### Directions for this task:
In this exercise, return the whole listing exactly, excluding any images.

-.-.-

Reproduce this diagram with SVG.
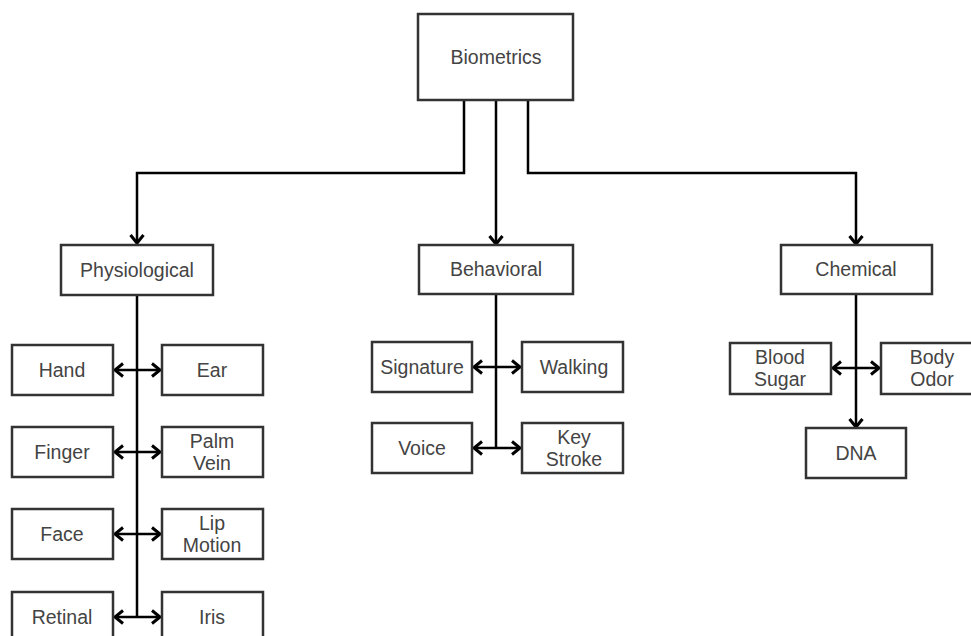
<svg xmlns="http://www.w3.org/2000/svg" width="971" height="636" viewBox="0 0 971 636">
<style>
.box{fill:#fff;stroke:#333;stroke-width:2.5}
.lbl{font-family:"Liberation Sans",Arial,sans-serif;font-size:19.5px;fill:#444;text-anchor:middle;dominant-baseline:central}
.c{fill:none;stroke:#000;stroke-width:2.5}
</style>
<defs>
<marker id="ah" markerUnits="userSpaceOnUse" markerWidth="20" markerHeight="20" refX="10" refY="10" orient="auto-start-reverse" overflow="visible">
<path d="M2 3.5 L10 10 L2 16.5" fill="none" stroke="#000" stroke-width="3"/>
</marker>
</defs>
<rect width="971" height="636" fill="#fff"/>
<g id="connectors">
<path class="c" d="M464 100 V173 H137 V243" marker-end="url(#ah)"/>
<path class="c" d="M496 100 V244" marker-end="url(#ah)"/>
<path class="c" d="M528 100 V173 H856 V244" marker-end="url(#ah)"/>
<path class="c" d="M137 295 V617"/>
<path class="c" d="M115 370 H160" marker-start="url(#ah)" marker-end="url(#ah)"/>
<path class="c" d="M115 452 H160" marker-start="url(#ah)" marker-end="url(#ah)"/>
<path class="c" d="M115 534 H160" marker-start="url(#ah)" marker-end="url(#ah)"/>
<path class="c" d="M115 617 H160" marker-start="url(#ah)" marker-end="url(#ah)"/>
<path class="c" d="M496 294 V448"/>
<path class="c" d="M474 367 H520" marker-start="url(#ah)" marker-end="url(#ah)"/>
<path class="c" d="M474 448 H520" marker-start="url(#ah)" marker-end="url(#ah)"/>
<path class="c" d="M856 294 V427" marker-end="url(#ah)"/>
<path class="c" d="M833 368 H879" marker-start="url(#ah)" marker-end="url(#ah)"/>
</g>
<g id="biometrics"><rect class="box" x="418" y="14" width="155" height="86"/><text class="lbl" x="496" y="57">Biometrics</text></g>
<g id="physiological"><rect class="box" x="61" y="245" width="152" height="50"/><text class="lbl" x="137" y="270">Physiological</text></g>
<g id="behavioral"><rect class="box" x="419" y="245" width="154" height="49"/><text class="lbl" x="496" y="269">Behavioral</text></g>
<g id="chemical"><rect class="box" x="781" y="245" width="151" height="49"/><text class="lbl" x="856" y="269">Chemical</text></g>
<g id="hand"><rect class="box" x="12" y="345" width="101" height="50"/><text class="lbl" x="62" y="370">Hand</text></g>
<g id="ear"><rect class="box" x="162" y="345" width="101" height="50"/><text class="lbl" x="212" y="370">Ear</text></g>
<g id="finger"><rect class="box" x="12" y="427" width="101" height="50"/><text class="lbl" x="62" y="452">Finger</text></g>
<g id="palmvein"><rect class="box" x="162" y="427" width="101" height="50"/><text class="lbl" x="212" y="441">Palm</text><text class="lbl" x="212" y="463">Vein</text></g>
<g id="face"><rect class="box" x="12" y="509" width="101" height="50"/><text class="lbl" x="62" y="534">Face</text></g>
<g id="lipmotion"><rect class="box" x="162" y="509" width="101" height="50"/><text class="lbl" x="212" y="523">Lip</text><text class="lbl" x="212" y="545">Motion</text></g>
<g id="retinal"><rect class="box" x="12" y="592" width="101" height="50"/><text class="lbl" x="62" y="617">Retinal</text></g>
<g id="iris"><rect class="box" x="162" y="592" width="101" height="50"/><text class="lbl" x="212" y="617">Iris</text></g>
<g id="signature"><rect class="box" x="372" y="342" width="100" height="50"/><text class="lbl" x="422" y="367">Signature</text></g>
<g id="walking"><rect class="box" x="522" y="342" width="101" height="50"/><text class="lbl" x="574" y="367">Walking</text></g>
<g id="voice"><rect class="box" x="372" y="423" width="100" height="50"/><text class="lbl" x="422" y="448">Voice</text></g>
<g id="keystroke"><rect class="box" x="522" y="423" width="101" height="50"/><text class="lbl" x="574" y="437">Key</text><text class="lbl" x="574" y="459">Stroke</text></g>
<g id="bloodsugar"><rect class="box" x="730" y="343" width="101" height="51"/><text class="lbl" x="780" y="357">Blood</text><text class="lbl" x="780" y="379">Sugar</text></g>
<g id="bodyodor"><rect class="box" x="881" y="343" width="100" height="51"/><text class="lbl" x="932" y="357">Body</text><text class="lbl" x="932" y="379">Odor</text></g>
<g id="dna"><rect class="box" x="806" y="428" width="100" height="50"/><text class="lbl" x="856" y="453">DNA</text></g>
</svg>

-.-.-

### Solution to this task:
Reproduce this diagram with SVG.
<svg xmlns="http://www.w3.org/2000/svg" width="971" height="636" viewBox="0 0 971 636">
<style>
.box{fill:#fff;stroke:#333;stroke-width:2.5}
.lbl{font-family:"Liberation Sans",Arial,sans-serif;font-size:19.5px;fill:#444;text-anchor:middle;dominant-baseline:central}
.c{fill:none;stroke:#000;stroke-width:2.5}
</style>
<defs>
<marker id="ah" markerUnits="userSpaceOnUse" markerWidth="20" markerHeight="20" refX="10" refY="10" orient="auto-start-reverse" overflow="visible">
<path d="M2 3.5 L10 10 L2 16.5" fill="none" stroke="#000" stroke-width="3"/>
</marker>
</defs>
<rect width="971" height="636" fill="#fff"/>
<g id="connectors">
<path class="c" d="M464 100 V173 H137 V243" marker-end="url(#ah)"/>
<path class="c" d="M496 100 V244" marker-end="url(#ah)"/>
<path class="c" d="M528 100 V173 H856 V244" marker-end="url(#ah)"/>
<path class="c" d="M137 295 V617"/>
<path class="c" d="M115 370 H160" marker-start="url(#ah)" marker-end="url(#ah)"/>
<path class="c" d="M115 452 H160" marker-start="url(#ah)" marker-end="url(#ah)"/>
<path class="c" d="M115 534 H160" marker-start="url(#ah)" marker-end="url(#ah)"/>
<path class="c" d="M115 617 H160" marker-start="url(#ah)" marker-end="url(#ah)"/>
<path class="c" d="M496 294 V448"/>
<path class="c" d="M474 367 H520" marker-start="url(#ah)" marker-end="url(#ah)"/>
<path class="c" d="M474 448 H520" marker-start="url(#ah)" marker-end="url(#ah)"/>
<path class="c" d="M856 294 V427" marker-end="url(#ah)"/>
<path class="c" d="M833 368 H879" marker-start="url(#ah)" marker-end="url(#ah)"/>
</g>
<g id="biometrics"><rect class="box" x="418" y="14" width="155" height="86"/><text class="lbl" x="496" y="57">Biometrics</text></g>
<g id="physiological"><rect class="box" x="61" y="245" width="152" height="50"/><text class="lbl" x="137" y="270">Physiological</text></g>
<g id="behavioral"><rect class="box" x="419" y="245" width="154" height="49"/><text class="lbl" x="496" y="269">Behavioral</text></g>
<g id="chemical"><rect class="box" x="781" y="245" width="151" height="49"/><text class="lbl" x="856" y="269">Chemical</text></g>
<g id="hand"><rect class="box" x="12" y="345" width="101" height="50"/><text class="lbl" x="62" y="370">Hand</text></g>
<g id="ear"><rect class="box" x="162" y="345" width="101" height="50"/><text class="lbl" x="212" y="370">Ear</text></g>
<g id="finger"><rect class="box" x="12" y="427" width="101" height="50"/><text class="lbl" x="62" y="452">Finger</text></g>
<g id="palmvein"><rect class="box" x="162" y="427" width="101" height="50"/><text class="lbl" x="212" y="441">Palm</text><text class="lbl" x="212" y="463">Vein</text></g>
<g id="face"><rect class="box" x="12" y="509" width="101" height="50"/><text class="lbl" x="62" y="534">Face</text></g>
<g id="lipmotion"><rect class="box" x="162" y="509" width="101" height="50"/><text class="lbl" x="212" y="523">Lip</text><text class="lbl" x="212" y="545">Motion</text></g>
<g id="retinal"><rect class="box" x="12" y="592" width="101" height="50"/><text class="lbl" x="62" y="617">Retinal</text></g>
<g id="iris"><rect class="box" x="162" y="592" width="101" height="50"/><text class="lbl" x="212" y="617">Iris</text></g>
<g id="signature"><rect class="box" x="372" y="342" width="100" height="50"/><text class="lbl" x="422" y="367">Signature</text></g>
<g id="walking"><rect class="box" x="522" y="342" width="101" height="50"/><text class="lbl" x="574" y="367">Walking</text></g>
<g id="voice"><rect class="box" x="372" y="423" width="100" height="50"/><text class="lbl" x="422" y="448">Voice</text></g>
<g id="keystroke"><rect class="box" x="522" y="423" width="101" height="50"/><text class="lbl" x="574" y="437">Key</text><text class="lbl" x="574" y="459">Stroke</text></g>
<g id="bloodsugar"><rect class="box" x="730" y="343" width="101" height="51"/><text class="lbl" x="780" y="357">Blood</text><text class="lbl" x="780" y="379">Sugar</text></g>
<g id="bodyodor"><rect class="box" x="881" y="343" width="100" height="51"/><text class="lbl" x="932" y="357">Body</text><text class="lbl" x="932" y="379">Odor</text></g>
<g id="dna"><rect class="box" x="806" y="428" width="100" height="50"/><text class="lbl" x="856" y="453">DNA</text></g>
</svg>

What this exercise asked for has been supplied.